Happiness researchers are constantly asking whether money can buy happiness, and the research suggests that the answer is yes—but up to a point. Once a person’s basic needs are comfortably met, more money doesn’t necessarily make people happier—and at some point it can lead to a decline in the pleasure one takes from life.
Now we have perhaps the most comprehensive study of happiness vs. external circumstances ever undertaken: two British researchers have examined millions of books and newspaper articles published since 1820 in four countries—America, Britain, Germany and Italy—and they found that wealth is not the most important factor in the happiness equation.

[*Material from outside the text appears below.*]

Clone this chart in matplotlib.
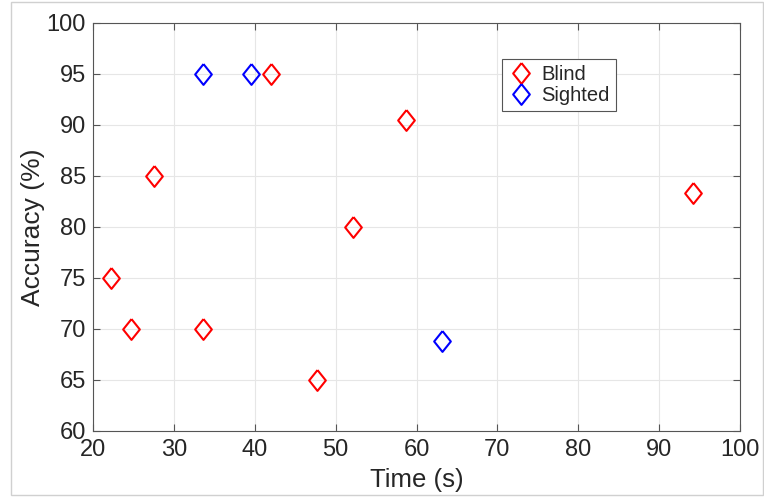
import matplotlib
matplotlib.use("Agg")
import matplotlib.pyplot as plt
from matplotlib.patches import Rectangle

plt.rcParams["font.family"] = ["Liberation Sans", "DejaVu Sans"]

# data
blind_time = [22.2, 24.7, 27.6, 33.6, 42.0, 47.7, 52.2, 58.65, 94.2]
blind_acc  = [75, 70, 85, 70, 95, 65, 80, 90.5, 83.3]
sighted_time = [33.6, 39.5, 63.1]
sighted_acc  = [95, 95, 68.8]

x_ticks = list(range(20, 101, 10))
y_ticks = list(range(60, 101, 5))

diamond = [(0, 1), (0.8, 0), (0, -1), (-0.8, 0), (0, 1)]
text_col = "#262626"

fig = plt.figure(figsize=(7.64, 4.97), dpi=100)
ax = fig.add_axes([93 / 764, 66 / 497, 647 / 764, 408 / 497])

ax.plot(blind_time, blind_acc, linestyle="none", marker=diamond,
        markersize=15, markerfacecolor="none", markeredgecolor="#ff0000",
        markeredgewidth=1.5, label="Blind")
ax.plot(sighted_time, sighted_acc, linestyle="none", marker=diamond,
        markersize=15, markerfacecolor="none", markeredgecolor="#0000ff",
        markeredgewidth=1.5, label="Sighted")

ax.set_xlim(20, 100)
ax.set_ylim(60, 100)
ax.set_xticks(x_ticks)
ax.set_yticks(y_ticks)
ax.grid(True, color="#e6e6e6", linewidth=0.8)
ax.set_axisbelow(True)
ax.tick_params(direction="in", top=True, right=True, length=5,
               width=0.8, colors="#555555", labelcolor=text_col,
               labelsize=17)
ax.tick_params(axis="x", pad=6)
ax.tick_params(axis="y", pad=5)
for sp in ax.spines.values():
    sp.set_color("#555555")
    sp.set_linewidth(0.8)

ax.set_xlabel("Time (s)", fontsize=18.5, color=text_col, labelpad=5)
ax.set_ylabel("Accuracy (%)", fontsize=19, color=text_col, labelpad=1)

leg = ax.legend(loc="upper left", bbox_to_anchor=(0.632, 0.912),
                borderaxespad=0, fancybox=False, fontsize=14.5,
                handlelength=1.3, handletextpad=0.35, borderpad=0.3,
                labelspacing=0.12, framealpha=1)
leg.get_frame().set_edgecolor("#555555")
leg.get_frame().set_linewidth(0.8)
for t in leg.get_texts():
    t.set_color(text_col)

# light frame around the whole figure
fig.patches.append(Rectangle((11 / 764, 2 / 497), 752 / 764, 493 / 497,
                             transform=fig.transFigure, fill=False,
                             edgecolor="#d0d0d0", linewidth=1))

fig.savefig("out.png", dpi=100)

The simplest summation of what they found is similar to what researchers found before: that basic needs are a key to rising happiness. By comparing aggregate happiness against history, they found that certain time periods were “happier in aggregate” than others—and that periods of aggregate unhappiness came during times of economic and sometimes physical pain—including wartime, market crashes, revolutions and steep depressions.

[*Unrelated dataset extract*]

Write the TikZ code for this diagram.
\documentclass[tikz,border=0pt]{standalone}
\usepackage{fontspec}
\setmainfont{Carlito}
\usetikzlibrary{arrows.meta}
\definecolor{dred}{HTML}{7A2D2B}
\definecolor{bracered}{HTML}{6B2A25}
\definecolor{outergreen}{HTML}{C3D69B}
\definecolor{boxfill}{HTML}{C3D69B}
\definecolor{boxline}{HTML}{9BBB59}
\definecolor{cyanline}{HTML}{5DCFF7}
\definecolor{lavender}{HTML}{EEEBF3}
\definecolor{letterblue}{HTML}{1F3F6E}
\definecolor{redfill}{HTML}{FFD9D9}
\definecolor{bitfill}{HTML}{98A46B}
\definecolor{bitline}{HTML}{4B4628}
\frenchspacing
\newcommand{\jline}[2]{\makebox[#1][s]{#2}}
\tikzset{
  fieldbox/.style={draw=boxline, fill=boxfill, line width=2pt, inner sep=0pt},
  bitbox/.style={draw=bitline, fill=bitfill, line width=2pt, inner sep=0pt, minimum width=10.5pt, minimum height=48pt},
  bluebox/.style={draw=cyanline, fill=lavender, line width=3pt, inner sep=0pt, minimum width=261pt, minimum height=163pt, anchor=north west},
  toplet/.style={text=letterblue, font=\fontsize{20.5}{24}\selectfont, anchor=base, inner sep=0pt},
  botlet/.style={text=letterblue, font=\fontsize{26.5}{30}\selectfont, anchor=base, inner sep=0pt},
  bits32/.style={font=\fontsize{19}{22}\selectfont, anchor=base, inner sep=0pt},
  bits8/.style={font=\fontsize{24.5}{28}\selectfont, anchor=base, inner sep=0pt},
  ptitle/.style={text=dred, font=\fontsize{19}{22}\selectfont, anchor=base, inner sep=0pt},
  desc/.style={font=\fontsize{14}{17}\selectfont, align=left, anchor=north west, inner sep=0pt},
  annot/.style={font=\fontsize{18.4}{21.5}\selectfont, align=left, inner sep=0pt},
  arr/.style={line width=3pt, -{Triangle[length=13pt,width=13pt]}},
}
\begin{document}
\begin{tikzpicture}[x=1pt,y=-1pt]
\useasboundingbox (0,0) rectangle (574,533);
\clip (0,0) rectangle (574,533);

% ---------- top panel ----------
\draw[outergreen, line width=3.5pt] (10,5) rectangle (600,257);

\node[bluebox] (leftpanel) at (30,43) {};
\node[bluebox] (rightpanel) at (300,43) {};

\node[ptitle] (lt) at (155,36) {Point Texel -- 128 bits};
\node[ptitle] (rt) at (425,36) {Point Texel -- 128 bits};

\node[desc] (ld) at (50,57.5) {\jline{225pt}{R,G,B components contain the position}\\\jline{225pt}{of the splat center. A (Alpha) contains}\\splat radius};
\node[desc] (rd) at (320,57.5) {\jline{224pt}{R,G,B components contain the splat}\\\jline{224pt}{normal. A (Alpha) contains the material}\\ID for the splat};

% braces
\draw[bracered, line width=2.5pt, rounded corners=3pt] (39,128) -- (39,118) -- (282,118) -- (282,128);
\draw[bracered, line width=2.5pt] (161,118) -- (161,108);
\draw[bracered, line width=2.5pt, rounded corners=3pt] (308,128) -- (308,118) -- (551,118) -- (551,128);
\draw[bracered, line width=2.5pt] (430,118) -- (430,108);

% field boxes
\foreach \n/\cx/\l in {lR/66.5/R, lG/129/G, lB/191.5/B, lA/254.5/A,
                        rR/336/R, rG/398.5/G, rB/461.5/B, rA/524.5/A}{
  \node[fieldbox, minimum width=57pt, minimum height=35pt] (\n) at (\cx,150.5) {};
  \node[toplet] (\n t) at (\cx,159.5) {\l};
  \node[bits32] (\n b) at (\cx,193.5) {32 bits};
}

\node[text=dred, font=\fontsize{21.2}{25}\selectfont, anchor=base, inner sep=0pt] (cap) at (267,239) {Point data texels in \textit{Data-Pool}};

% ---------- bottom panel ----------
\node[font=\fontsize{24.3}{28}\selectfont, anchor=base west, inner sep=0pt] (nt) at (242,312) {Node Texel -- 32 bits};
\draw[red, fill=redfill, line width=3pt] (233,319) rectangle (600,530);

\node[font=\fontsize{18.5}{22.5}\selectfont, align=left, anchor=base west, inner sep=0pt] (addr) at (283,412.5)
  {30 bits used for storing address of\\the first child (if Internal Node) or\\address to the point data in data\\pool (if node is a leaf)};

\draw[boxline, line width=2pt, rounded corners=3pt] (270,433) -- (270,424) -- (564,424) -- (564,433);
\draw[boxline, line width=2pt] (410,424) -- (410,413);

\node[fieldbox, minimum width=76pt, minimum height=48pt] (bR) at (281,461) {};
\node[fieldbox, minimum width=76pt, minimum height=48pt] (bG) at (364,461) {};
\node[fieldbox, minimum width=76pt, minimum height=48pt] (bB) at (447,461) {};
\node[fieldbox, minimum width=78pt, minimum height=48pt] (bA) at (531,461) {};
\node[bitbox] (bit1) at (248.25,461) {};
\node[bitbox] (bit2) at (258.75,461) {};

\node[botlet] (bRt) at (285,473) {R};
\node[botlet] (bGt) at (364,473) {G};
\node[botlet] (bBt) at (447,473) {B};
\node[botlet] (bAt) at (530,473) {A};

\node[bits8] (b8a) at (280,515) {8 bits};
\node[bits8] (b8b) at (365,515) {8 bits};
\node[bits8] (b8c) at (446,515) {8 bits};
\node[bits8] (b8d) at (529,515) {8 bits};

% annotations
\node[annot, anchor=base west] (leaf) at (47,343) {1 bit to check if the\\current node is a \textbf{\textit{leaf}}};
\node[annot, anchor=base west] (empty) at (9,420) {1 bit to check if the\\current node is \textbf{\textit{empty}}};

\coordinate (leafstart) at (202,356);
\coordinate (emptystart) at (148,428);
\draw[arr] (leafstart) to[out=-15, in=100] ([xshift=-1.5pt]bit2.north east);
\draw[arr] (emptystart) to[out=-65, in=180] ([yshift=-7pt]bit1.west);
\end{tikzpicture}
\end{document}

Per the findings, the U.S. appears to be climbing out of a deep trough of relative unhappiness; indeed, for the past 40 years, people appear to have been less happy, in aggregate, than they had been during the Second World War—until quite recently. The war in Vietnam and the market downturn from 1973-75, plus stagflation seems to have started this less than joyful period. Looking abroad, people in Britain were generally happier during the Victorian era than they have ever been since, and, predictably, the European countries saw a decline in overall happiness during World Wars I and II—and a sharp recovery in happiness took place when the wars were over.
The good news is that people are relatively as happy today in the U.S. as they have ever been.